A Season of Healing
Posted in: Combat Trauma/PTSD, Personal Growth, Sharing Your Faith
“You will make known to me the path of life; in Your presence is fullness of joy; in Your right hand there are pleasures forever.” — Psalm 16:11
For the last ten years my husband threw himself fully into his military career. He loved the job, the friendships forged, and the call to serve. Being a soldier was and is who he is. Military life was a season of fulfillment for him.
However, the career can be brutal and as a Combat Engineer John was eventually medically retired due to injuries sustained in combat. His military career came to a close ten years before he had planned. We found ourselves looking to the future wondering what came next. So we began to make plans.
Outside of his time as a soldier and police officer John loved to spend hours in the kitchen creating his own recipes. He’s a Food Network addict. Culinary school had always been a dream of his and with the promise of school paid for we began our journey. We chose Tampa, Florida for the Culinary Institute of Art, a high ranking VA, and proximity to extended family.
But plans have a way of detouring.
A week before he was to start school, John’s health took a turn for the worse and additional complications from his injuries made it impossible to stand for long periods of time in a kitchen. Without a doctor’s approval culinary school slipped from his grasp.
The new plan was to set aside six months to heal. Thankfully, through the dream of culinary school and being close to family, we now lived in an area with a VA skilled in the very services John needed.
Transitioning from military life to civilian proved to be more complicated than either of us expected. Ok, maybe more complicated than I expected. As a military spouse I felt as though I already walked the world between civilian and military culture, speaking the language of both. I learned rather quickly navigating a world as my husband’s caregiver, adapting from being primarily a homemaker to pursuing a full-time career, and learning how to make friends without the help of the Army was all foreign territory.

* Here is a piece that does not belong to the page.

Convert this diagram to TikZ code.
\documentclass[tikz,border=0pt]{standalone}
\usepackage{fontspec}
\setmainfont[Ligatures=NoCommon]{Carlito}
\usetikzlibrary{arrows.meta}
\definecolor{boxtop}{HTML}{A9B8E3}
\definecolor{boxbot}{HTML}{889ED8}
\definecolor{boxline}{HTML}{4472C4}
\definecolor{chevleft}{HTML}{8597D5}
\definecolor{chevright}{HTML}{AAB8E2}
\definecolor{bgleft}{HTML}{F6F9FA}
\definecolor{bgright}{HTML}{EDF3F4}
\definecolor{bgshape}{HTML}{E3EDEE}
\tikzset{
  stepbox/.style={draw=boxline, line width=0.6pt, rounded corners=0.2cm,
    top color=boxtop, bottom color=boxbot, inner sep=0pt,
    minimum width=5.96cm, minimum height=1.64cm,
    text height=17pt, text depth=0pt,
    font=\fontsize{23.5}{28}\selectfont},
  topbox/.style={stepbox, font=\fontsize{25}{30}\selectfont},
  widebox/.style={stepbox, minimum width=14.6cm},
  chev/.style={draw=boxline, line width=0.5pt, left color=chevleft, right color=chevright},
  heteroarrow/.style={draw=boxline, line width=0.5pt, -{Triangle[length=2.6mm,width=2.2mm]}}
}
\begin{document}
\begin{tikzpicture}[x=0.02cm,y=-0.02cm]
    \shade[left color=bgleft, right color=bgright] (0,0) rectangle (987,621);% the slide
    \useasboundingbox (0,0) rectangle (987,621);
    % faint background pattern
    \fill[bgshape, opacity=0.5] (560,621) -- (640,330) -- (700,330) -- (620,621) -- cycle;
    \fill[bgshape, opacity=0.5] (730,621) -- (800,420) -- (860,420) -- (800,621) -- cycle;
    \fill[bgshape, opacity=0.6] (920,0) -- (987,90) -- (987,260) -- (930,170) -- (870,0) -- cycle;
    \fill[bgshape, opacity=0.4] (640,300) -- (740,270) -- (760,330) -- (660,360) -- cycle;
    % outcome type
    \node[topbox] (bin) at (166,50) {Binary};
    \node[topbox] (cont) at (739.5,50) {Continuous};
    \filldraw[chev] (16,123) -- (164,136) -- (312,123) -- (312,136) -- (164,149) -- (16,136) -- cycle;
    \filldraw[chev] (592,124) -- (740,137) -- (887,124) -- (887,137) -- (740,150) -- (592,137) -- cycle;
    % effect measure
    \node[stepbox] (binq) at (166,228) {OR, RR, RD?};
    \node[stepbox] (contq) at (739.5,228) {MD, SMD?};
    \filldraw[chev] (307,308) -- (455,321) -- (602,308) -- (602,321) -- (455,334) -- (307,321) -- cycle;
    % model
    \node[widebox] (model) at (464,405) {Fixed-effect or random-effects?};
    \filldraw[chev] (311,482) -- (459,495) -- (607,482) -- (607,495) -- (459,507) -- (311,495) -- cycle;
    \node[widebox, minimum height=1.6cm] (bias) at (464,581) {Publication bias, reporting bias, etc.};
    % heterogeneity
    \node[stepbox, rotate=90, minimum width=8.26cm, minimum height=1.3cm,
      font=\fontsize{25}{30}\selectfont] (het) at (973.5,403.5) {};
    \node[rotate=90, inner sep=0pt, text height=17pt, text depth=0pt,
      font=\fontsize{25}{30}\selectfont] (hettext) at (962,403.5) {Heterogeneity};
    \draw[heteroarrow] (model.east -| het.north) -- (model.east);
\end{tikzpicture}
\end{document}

The most important and most difficult new role is that of my husband’s caregiver. As we struggle through his new limitations it is difficult to know when to step in to help and when to step away. Our life is now full of various therapies, doctor appointments, PTSD counseling and occasional ER trips. This isn’t a six month journey toward healing. Instead, it is a new way of life.
We’re reaching out to other veterans nearby and working on building a stronger network of support. Dreams are shifting and changing as we learn the limitations and the potential of his abilities. Healing is happening even though it is not on our time schedule.

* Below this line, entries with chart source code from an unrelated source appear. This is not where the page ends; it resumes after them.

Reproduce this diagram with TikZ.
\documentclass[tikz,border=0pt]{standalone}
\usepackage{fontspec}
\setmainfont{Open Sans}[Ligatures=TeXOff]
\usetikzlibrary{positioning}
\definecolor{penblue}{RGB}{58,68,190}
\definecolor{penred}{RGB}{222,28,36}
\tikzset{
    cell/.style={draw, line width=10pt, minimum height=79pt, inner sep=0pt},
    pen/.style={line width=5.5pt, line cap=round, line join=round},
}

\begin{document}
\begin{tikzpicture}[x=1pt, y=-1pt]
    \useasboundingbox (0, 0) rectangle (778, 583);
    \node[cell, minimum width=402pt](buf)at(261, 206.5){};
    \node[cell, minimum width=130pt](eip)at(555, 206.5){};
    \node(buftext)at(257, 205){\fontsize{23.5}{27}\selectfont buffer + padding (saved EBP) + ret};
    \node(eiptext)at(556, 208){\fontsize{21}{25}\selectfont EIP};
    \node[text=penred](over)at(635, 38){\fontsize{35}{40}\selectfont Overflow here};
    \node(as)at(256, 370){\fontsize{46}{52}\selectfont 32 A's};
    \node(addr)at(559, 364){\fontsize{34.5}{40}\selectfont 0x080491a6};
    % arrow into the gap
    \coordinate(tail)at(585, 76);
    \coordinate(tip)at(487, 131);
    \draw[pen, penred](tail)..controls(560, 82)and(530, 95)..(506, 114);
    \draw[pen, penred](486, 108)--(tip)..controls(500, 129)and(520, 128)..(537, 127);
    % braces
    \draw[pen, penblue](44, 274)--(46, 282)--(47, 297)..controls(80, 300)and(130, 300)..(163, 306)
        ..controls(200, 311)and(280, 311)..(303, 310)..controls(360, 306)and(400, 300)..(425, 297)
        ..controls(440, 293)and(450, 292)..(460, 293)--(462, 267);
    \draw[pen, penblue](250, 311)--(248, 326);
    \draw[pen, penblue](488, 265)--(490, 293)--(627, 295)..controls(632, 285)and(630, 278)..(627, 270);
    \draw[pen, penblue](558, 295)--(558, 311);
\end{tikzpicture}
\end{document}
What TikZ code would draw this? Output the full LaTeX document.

The best advice we’ve both heard came from another veteran at church.
“One day you’ll wake up at 0500 and you’ll realize you don’t have to get up and check the barracks and you don’t have to shave. You’ll roll over and let your beard grow and just like that it will hit you, you get to make your own decisions now. The point is not to rush it, to just let it happen as it happens because it will. Maybe it will take a week or maybe five years like it took me.”
I don’t know how long it will take us but I do know that right now we need to embrace this season of healing just as we have embraced other seasons in our lives. Rather than resist it is time to lean in, for John to keep growing out his beard, to listen to the professionals, to enjoy the outdoors more and not hold to a time schedule.
We’re learning to let go of what could have or should have been and enjoy the moments we have together. Healing will come. Maybe not in the way we originally asked or on our schedule. But whatever happens there will be joy in the journey because God is walking through it with us.